The second difference is the topic names are now preceded by cpp/ or python/ (depending on which launch file you ran), and the three nodes are encased in a box labeled either cpp or python. This indicates that the three nodes are running in a namespace. The launch file dictates this namespace using the <group> tag. The second line in the launch file (<group ns="cpp") establishes a group of nodes, all of which will be in the cpp namespace. The </group> line ends this group: any nodes established after this line would not be in the namespace. Any other launch file arguments defined within a group are contained to that group. Namespaces are good for grouping nodes or distinguishing between multiple instances of the same node. The namespace of a terminal can be set by running export ROS_NAMESPACE=<namespace>.

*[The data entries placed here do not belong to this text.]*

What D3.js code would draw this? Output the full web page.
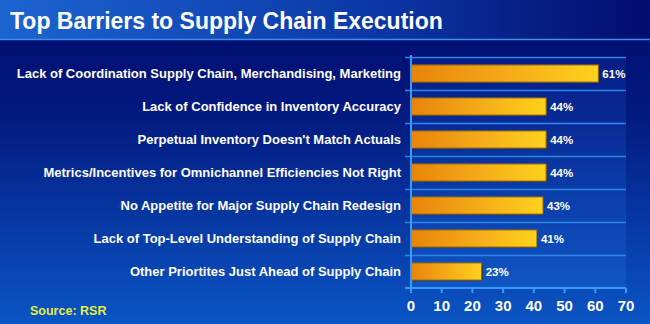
<!DOCTYPE html>
<html>
<head>
<meta charset="utf-8">
<script src="https://cdn.jsdelivr.net/npm/d3@7"></script>
<style>
  body { margin: 0; background: #021070; }
  svg { display: block; font-family: "Liberation Sans", Arial, sans-serif; font-weight: bold; }
</style>
</head>
<body>
<svg id="chart" width="650" height="324"></svg>
<script>
const categories = [
  "Lack of Coordination Supply Chain, Merchandising, Marketing",
  "Lack of Confidence in Inventory Accuracy",
  "Perpetual Inventory Doesn't Match Actuals",
  "Metrics/Incentives for Omnichannel Efficiencies Not Right",
  "No Appetite for Major Supply Chain Redesign",
  "Lack of Top-Level Understanding of Supply Chain",
  "Other Priortites Just Ahead of Supply Chain"
];
const values = [61, 44, 44, 44, 43, 41, 23];
const xTicks = [0, 10, 20, 30, 40, 50, 60, 70];

const W = 650, H = 324;
const svg = d3.select("#chart");
const defs = svg.append("defs");

// background gradient: navy at top to brighter blue at bottom
const bg = defs.append("linearGradient").attr("id", "bg").attr("x1", 0).attr("y1", 0).attr("x2", 0).attr("y2", 1);
bg.append("stop").attr("offset", "0%").attr("stop-color", "#010a6c");
bg.append("stop").attr("offset", "35%").attr("stop-color", "#031a80");
bg.append("stop").attr("offset", "100%").attr("stop-color", "#0a55c4");
svg.append("rect").attr("width", W).attr("height", H).attr("fill", "url(#bg)");

// title bar
const tb = defs.append("linearGradient").attr("id", "tb").attr("x1", 0).attr("y1", 0).attr("x2", 1).attr("y2", 0);
tb.append("stop").attr("offset", "0%").attr("stop-color", "#1c64d0");
tb.append("stop").attr("offset", "55%").attr("stop-color", "#0c3aa8");
tb.append("stop").attr("offset", "100%").attr("stop-color", "#020c6e");
svg.append("rect").attr("width", W).attr("height", 39).attr("fill", "url(#tb)");
svg.append("line").attr("x1", 0).attr("x2", W).attr("y1", 39.5).attr("y2", 39.5)
  .attr("stroke", "#3f8ff0").attr("stroke-width", 1.5);
svg.append("text").attr("x", 10).attr("y", 29).attr("fill", "#fff")
  .attr("font-size", 23).text("Top Barriers to Supply Chain Execution");

// bar gradient
const bar = defs.append("linearGradient").attr("id", "bar").attr("x1", 0).attr("y1", 0).attr("x2", 1).attr("y2", 0);
bar.append("stop").attr("offset", "0%").attr("stop-color", "#e8840a");
bar.append("stop").attr("offset", "50%").attr("stop-color", "#f4aa18");
bar.append("stop").attr("offset", "100%").attr("stop-color", "#ffd21c");

const x = d3.scaleLinear().domain([0, 70]).range([411, 626]);
const y = d3.scaleBand().domain(categories).range([57, 288]).paddingInner(0.48).paddingOuter(0.24);

// plot area tint
const pa = defs.append("linearGradient").attr("id", "pa").attr("x1", 0).attr("y1", 0).attr("x2", 0).attr("y2", 1);
pa.append("stop").attr("offset", "0%").attr("stop-color", "#0a2a98").attr("stop-opacity", 0.5);
pa.append("stop").attr("offset", "100%").attr("stop-color", "#1660d0").attr("stop-opacity", 0.5);
svg.append("rect").attr("x", x(0)).attr("y", 57).attr("width", x(70) - x(0)).attr("height", 231)
  .attr("fill", "url(#pa)");

// gridlines at band boundaries
const step = y.step();
const bounds = d3.range(categories.length).map(i => 57 + i * step);
svg.selectAll(".grid").data(bounds).enter().append("line")
  .attr("x1", x(0) - 6).attr("x2", x(70))
  .attr("y1", d => d + 0.5).attr("y2", d => d + 0.5)
  .attr("stroke", "#2f86e8").attr("stroke-width", 1.5);

// bars
svg.selectAll(".shadow").data(values).enter().append("rect")
  .attr("x", x(0) + 1).attr("y", (d, i) => y(categories[i]) + 1)
  .attr("width", d => x(d) - x(0)).attr("height", y.bandwidth())
  .attr("fill", "#3a2a30");
svg.selectAll(".bar").data(values).enter().append("rect")
  .attr("x", x(0)).attr("y", (d, i) => y(categories[i]))
  .attr("width", d => x(d) - x(0)).attr("height", y.bandwidth())
  .attr("fill", "url(#bar)").attr("stroke", "#8a6418").attr("stroke-width", 1);

// value labels
svg.selectAll(".val").data(values).enter().append("text")
  .attr("x", d => x(d) + 4).attr("y", (d, i) => y(categories[i]) + y.bandwidth() / 2 + 4)
  .attr("fill", "#fff").attr("font-size", 11.5).text(d => d + "%");

// category labels
svg.selectAll(".cat").data(categories).enter().append("text")
  .attr("x", 401).attr("y", d => y(d) + y.bandwidth() / 2 + 4.5)
  .attr("text-anchor", "end").attr("fill", "#fff").attr("font-size", 13).text(d => d);

// axes
svg.append("line").attr("x1", x(0)).attr("x2", x(0)).attr("y1", 55).attr("y2", 289)
  .attr("stroke", "#3a9af8").attr("stroke-width", 2);
svg.append("line").attr("x1", x(0) - 6).attr("x2", x(70)).attr("y1", 288).attr("y2", 288)
  .attr("stroke", "#3a9af8").attr("stroke-width", 2);
svg.selectAll(".xt").data(xTicks).enter().append("line")
  .attr("x1", d => x(d)).attr("x2", d => x(d)).attr("y1", 288).attr("y2", 293)
  .attr("stroke", "#3a9af8").attr("stroke-width", 2);
svg.selectAll(".xl").data(xTicks).enter().append("text")
  .attr("x", d => x(d)).attr("y", 311).attr("text-anchor", "middle")
  .attr("fill", "#fff").attr("font-size", 15).text(d => d);

// source
svg.append("text").attr("x", 30).attr("y", 315).attr("fill", "#e2f040")
  .attr("font-size", 12.5).text("Source: RSR");
</script>
</body>
</html>
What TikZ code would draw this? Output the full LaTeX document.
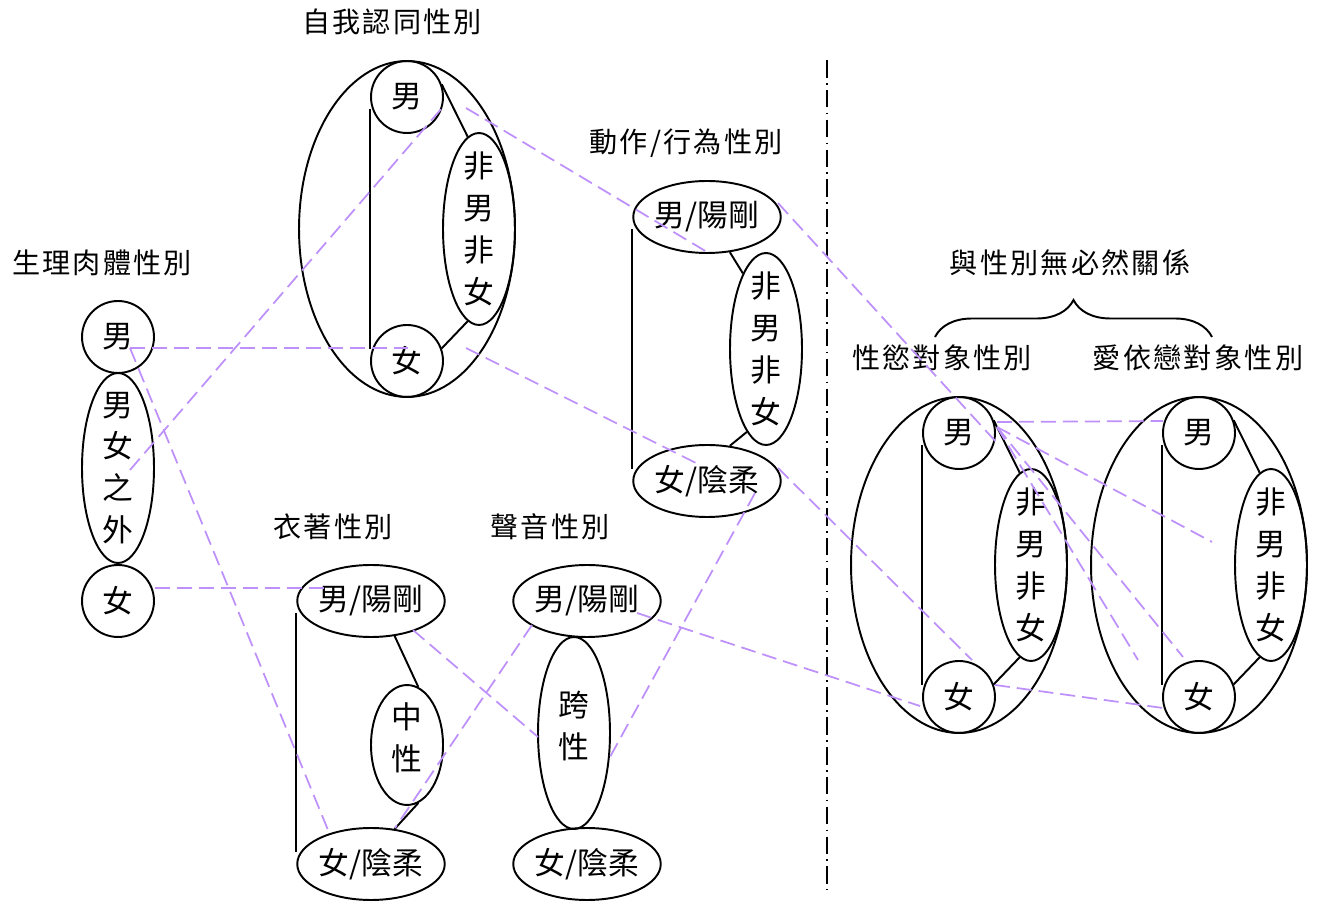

Finally, if you rostopic echo /echo_world, you’ll notice that the message now starts wtih “launch” rather than “echo”. That is because the launch file sets a ROS parameter. The line <param name="prefix" value="launch"/> sets the prefix parameter to launch (its default parameter is “echo”). This parameter can be set in the command line as well by adding _prefix:=<value> to the command when running the echoer with rosrun. Parameters just become variables in the code, and they can be strings, integers, or booleans, which makes them extremely flexible.

Global Namespace

After running one of the lauch files, open a terminal and run rostopic echo /echo_status. This is a topic published by the echoer to indicate that it is running. Now, if you run rqt_graph, you will see the namespace box, as before, but now there’s a new node outside of the namespace (this is your terminal) listening to the topic /echo_status, which also has no reference to the namespace. If you open the hello_echo script, you will see that one publisher is setup to publish to the "echo_world" topic, while the other publishes to "/echo_status". The / in front of "echo_status" indicates that the "echo_status" topic is in the “global” topic namespace, therefore it is uneffected by the namespce dictated in the launch file.

Parameters

In the python script hello_echo.py, the line self.prefix = rospy.get_param("~prefix", "echo") gets the ros parameter prefix if it exists, otherwise it uses the default value "echo". ROS parameters can exist as global parameters (ex. "/prefix"), within a namespace (ex. "/namespace/prefix"), or within a node (ex. "hello_echo/prefix"). We are using the later, and (in python), "~" is shorthand for the node’s private namespace. In C++, the equivalent line is nh.param<std::string>("prefix", prefix, "echo"). This is essentially the same as the python line, except the variable where the value is stored is an input, however, in order to use the local namespace, we need the line ros::NodeHandle nh("~") (which is directly above the param line). This second nodehandle gives us easy access to private parameters.

Shutdown Handling

In python, there is a very easy way to run a bit of code as the node is shut down. If you run the python launch script, echo the /echo_status topic, and then shut down the launch script, you will see a False published as the node shuts down. In the file, there is a method named on_kill which is referenced in the last line of the __init__ method: rospy.on_shutdown(self.on_kill). This line indicates that, when the node is killed, it shoud call the on_kill method before shutting down. This is extremely useful for things like triggering an e-stop when you shut down a node that is controlling a robot. There are a couple of ways to do this in c++, but they aren’t as straight forward and have tradeoffs depending on what you’re doing, so I haven’t included them.